Wir schluckten täglich mit dem Brot
nur Zwang, nur Strafe und Verbot
durch all die bitteren Jahre.
Man ritt uns zu wie einen Gaul.
Nicht mal zum Fressen aus dem Maul
nahm man uns die Kandare!

Erbarmungslos ins Joch gespannt
trieb man uns an des Abgrunds Rand
mit Peitsche und mit Sporen.
Und keiner hielt den Karren auf;
ein ganzes Volk saß hintendrauf
und war mit uns verloren!

Ein ganzes "tausendjähriges Reich"! -
Uns armen Kumpeln ist es gleich,
wem wir die Stiefel putzen,
und wer sich jetzt ins Fäustchen lacht,
und wer das Kriegsgeschäft gemacht!
So oder so - der Nutzen

war nicht für unsereins bestimmt!
Und wenn man uns die Ehre nimmt -
wir pfeifen auf die "Ehre"!
Wir haben dafür keinen Sinn.
Und futsch ist futsch, und hin ist hin.
Und Millionenheere

von Toten. Opfer ohne Zahl,
sie haben auch kein Ehrenmal
auf ihren Grabeshügeln.
Für uns gibt's weder Lohn noch Dank.
Es endet dieser wüste Schwank
mit Stacheldraht und Prügeln.

Dann schickt man glorreich uns nach Haus.
Zum Schluß spuckt man noch vor uns aus,
und Buben werfen Steine.
Von Brücken pissen sie - pardon! -
uns in den offenen Waggon:
Wir sind die Soldaten-Schweine.

E i n s t? Sie litten Hunger, Haß und Hohn,
sie waren mit unserer Nation
vors Weltgericht geladen.
Und trugen schweigend, mit Geduld,
die Wunden und die Schuld!
Ja, sie w a r e n einst Soldaten.


Siegi antwortete am 29.04.03 (16:05):

Sehr schönes Gedicht @Antonius.


Verallgemeinern lässt sich dieses Gedicht leider nicht. Ich meine, da gab es viele Stimmen, sehr viele, die auch "Hinterher"(viele Jahre nach dem Krieg) noch erzählten, "dass sie nie ein grösseres Glücksgefühl in sich emfpunden hätten", wie beim triumphalen Einmarsch (1940) in Paris.
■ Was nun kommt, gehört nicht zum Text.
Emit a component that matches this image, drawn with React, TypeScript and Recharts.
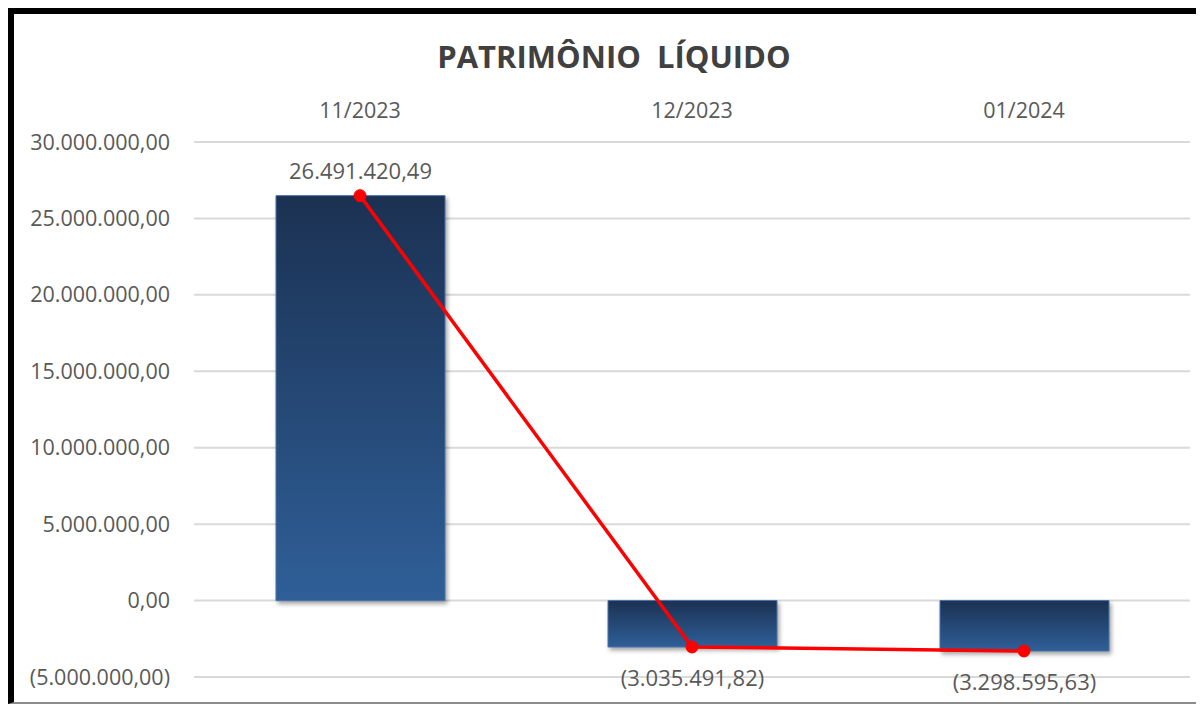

Dabei sollte man die Vorgeschichte natürlich nicht ausser acht lassen, die ja nicht gerade wenig Brisanz in sich trug. 1914-1940! Krieg will niemand, aber siegreich wollten sie dann alle sein.

Die meisten Soldaten sind wohl die überzeugteren Pazifisten, oder waren es zumindest einmal, denn sie wussten um die Auswirkungen und Folgen und sie hatten "ihn erlebt."


Siegi antwortete am 03.05.03 (02:31):

....und heute sind sie Niemanden eine Träne wert.